EDIT 2: I installed the agent first before running the command to see if that would help and it did get additional information.
$~ ./elastic-agent install -f
$~ ./elastic-agent enroll -f <previous args>
Response:
YYYY-MM-DDTHH:MM:SS.sssZ INFO cmd/enroll_cmd.go:571 Spawning Elastic Agent daemon as a subprocess to complete bootstrap process.
YYYY-MM-DDTHH:MM:SS.sssZ INFO application/application.go:67 Detecting execution mode
YYYY-MM-DDTHH:MM:SS.sssZ INFO application/application.go:88 Agent is in Fleet Server bootstrap mode
YYYY-MM-DDTHH:MM:SS.sssZ INFO [api] api/server.go:62 Starting stats endpoint
YYYY-MM-DDTHH:MM:SS.sssZ INFO application/fleet_server_bootstrap.go:130 Agent is starting
YYYY-MM-DDTHH:MM:SS.sssZ INFO [api] api/server.go:64 Metrics endpoint listening on: /opt/elastic-agent-7.17.0-linux-x86_64/data/tmp/elastic-agent.sock (configured: unix:///opt/elastic-agent-7.17.0-linux-x86_64/data/tmp/elastic-agent.sock)
YYYY-MM-DDTHH:MM:SS.sssZ INFO application/fleet_server_bootstrap.go:140 Agent is stopped
YYYY-MM-DDTHH:MM:SS.sssZ INFO stateresolver/stateresolver.go:48 New State ID is iLJi9-Kz
YYYY-MM-DDTHH:MM:SS.sssZ INFO stateresolver/stateresolver.go:49 Converging state requires execution of 1 step(s)

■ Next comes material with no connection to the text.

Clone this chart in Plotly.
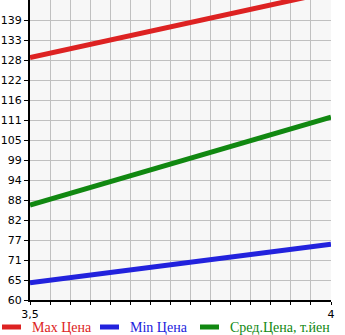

YYYY-MM-DDTHH:MM:SS.sssZ INFO log/reporter.go:40 YYYY-MM-DDTHH:MM:SS.sssZ - message: Application: fleet-server--7.17.0[]: State changed to STARTING: Starting - type: 'STATE' - sub_type: 'STARTING'
YYYY-MM-DDTHH:MM:SS.sssZ INFO stateresolver/stateresolver.go:66 Updating internal state
YYYY-MM-DDTHH:MM:SS.sssZ INFO cmd/enroll_cmd.go:776 Fleet Server - Starting
YYYY-MM-DDTHH:MM:SS.sssZ ERROR status/reporter.go:236 Elastic Agent status changed to: 'error'
YYYY-MM-DDTHH:MM:SS.sssZ ERROR log/reporter.go:36 YYYY-MM-DDTHH:MM:SS.sssZ - message: Application: fleet-server--7.17.0[]: State changed to FAILED: Error - dial tcp 54.xxx.xxx.xxx:9200: i/o timeout - type: 'ERROR' - sub_type: 'FAILED'
YYYY-MM-DDTHH:MM:SS.sssZ INFO status/reporter.go:236 Elastic Agent status changed to: 'online'
YYYY-MM-DDTHH:MM:SS.sssZ INFO log/reporter.go:40 YYYY-MM-DDTHH:MM:SS.sssZ - message: Application: fleet-server--7.17.0[]: State changed to STARTING: Starting - type: 'STATE' - sub_type: 'STARTING'
YYYY-MM-DDTHH:MM:SS.sssZ ERROR status/reporter.go:236 Elastic Agent status changed to: 'error'
YYYY-MM-DDTHH:MM:SS.sssZ ERROR log/reporter.go:36 YYYY-MM-DDTHH:MM:SS.sssZ - message: Application: fleet-server--7.17.0[]: State changed to FAILED: Error - dial tcp 54.xxx.xxx.xxx: i/o timeout - type: 'ERROR' - sub_type: 'FAILED'
It then continues attempting to restart but keeps getting this dial tcp error with the Elasticsearch node IP address.